Lane conceded: “They have been playing well this year with some good rugby and some off-the-cuff stuff. They score a lot of tries from off-loads and keeping the ball alive so they are an exciting team to watch and a dangerous one when they want to be.

“We’ve just got to negate their strengths and hopefully we can get the job done.

“We’re trying to get back to how we started the season. We started it on fire in the first few games when everyone was just on.

“We’ve lost it the last few weeks - it’s hard to keep your consistency when every week you have different players out due to Covid - but we’re trying to get back to it.”

The expected return of England’s Jake Connor after a knee injury is a massive fillip while co-captain Marc Sneyd is also included after missing the last game against Catalans Dragons.

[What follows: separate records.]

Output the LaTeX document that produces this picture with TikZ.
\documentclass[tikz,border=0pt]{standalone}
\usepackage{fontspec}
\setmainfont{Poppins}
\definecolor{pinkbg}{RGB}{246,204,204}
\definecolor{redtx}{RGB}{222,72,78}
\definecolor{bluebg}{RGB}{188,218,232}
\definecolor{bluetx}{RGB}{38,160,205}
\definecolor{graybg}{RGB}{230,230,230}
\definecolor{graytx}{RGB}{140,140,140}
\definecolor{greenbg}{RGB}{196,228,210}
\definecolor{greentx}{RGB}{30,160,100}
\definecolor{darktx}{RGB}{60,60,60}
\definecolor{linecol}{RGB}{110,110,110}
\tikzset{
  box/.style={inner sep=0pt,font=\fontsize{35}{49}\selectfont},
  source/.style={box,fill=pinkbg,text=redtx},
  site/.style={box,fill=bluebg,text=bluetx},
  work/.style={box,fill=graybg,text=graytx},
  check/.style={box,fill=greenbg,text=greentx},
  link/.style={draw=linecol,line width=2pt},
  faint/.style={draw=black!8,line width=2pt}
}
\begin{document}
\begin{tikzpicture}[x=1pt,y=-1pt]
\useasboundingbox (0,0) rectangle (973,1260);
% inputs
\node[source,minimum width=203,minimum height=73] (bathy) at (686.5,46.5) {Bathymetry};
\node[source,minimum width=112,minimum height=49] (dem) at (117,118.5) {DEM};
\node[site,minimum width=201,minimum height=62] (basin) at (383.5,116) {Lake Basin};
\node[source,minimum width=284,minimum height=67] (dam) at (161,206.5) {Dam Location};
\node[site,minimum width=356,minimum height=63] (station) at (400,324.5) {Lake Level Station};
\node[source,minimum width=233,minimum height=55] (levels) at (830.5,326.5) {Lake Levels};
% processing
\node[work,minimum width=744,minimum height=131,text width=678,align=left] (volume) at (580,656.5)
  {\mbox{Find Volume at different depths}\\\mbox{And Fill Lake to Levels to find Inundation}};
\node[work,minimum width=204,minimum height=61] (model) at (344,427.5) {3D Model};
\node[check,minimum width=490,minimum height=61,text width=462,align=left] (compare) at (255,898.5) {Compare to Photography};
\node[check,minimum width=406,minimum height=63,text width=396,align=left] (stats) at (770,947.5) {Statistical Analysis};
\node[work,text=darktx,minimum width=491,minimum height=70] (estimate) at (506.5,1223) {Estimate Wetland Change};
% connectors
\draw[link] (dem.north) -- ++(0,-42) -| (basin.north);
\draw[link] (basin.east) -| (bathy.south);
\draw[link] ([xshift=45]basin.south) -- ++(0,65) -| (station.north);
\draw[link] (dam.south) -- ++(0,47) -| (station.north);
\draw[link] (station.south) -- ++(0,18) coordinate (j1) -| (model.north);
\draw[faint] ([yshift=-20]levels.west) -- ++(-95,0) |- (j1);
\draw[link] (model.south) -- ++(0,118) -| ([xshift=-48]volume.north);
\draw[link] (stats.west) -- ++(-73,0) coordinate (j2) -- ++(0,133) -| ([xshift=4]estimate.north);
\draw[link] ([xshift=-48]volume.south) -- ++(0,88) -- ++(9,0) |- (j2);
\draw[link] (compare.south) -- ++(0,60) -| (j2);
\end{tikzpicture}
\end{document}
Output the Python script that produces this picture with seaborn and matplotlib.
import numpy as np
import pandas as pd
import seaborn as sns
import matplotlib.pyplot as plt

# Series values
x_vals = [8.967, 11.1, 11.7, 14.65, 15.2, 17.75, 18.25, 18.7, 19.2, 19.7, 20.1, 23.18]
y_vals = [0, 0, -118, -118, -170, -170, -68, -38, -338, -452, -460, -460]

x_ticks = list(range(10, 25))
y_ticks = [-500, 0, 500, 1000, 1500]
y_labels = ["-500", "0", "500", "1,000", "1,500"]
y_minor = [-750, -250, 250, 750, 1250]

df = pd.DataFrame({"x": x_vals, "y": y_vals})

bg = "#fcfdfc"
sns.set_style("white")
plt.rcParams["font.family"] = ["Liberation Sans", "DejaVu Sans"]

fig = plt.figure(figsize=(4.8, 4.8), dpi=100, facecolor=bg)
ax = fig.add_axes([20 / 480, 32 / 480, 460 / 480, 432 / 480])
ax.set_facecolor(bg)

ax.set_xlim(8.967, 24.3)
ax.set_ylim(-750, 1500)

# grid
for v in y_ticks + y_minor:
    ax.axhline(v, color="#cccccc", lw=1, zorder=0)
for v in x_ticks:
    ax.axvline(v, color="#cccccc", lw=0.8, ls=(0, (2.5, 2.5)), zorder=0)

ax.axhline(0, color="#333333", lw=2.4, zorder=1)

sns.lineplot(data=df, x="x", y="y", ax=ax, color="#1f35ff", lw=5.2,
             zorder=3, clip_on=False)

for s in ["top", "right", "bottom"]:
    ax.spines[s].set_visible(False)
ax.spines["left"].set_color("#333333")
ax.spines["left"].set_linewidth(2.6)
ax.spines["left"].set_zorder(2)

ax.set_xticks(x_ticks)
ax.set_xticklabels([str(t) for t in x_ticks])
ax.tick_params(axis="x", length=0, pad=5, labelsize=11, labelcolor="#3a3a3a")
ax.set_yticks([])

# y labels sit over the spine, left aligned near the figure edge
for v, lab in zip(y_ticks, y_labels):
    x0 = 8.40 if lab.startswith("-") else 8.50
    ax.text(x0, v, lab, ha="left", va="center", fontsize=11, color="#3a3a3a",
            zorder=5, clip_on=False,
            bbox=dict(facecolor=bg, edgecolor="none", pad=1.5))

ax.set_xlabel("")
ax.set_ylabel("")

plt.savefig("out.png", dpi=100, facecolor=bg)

Full-back Jamie Shaul could play his first game of the season after recovering from ACL surgery while Andre Savelio, Jordan Johnstone and Connor Wynne all return from bans.

On his own form, Lane admitted: “I am happy with how I’m going this year. I took a new role on playing 13 as well as back-row so I’ve expanded my game a bit.

“I’d probably say it’s the best year I’ve had. I feel like I’ve really dug in most games and am doing what I can in training to keep myself on the pitch. Hopefully the results will come, too.”

He is an example of the virtues of hard work and persistence; Lane suffered two significant injuries when still just a teenager.

“I had a knee injury when I was 16 and was out for a year and then I came back, played a few games, and did my back,” he recalled.

“I was out for another year with that. When I was injured, some of my mates - like Jez Litten - debuted before me when they were 18. I didn’t debut until I was 20.

“It could have set me back but I wouldn’t have the same mindset now if that hadn’t happened.

“You feel invincible until you get injured and then you realise there’s more to it and you can’t go onto the pitch and just expect to be perfectly fine; sometimes you are going to cop an injury.

“And I will have many more. But I know how to deal with them now having had two years out of the game.”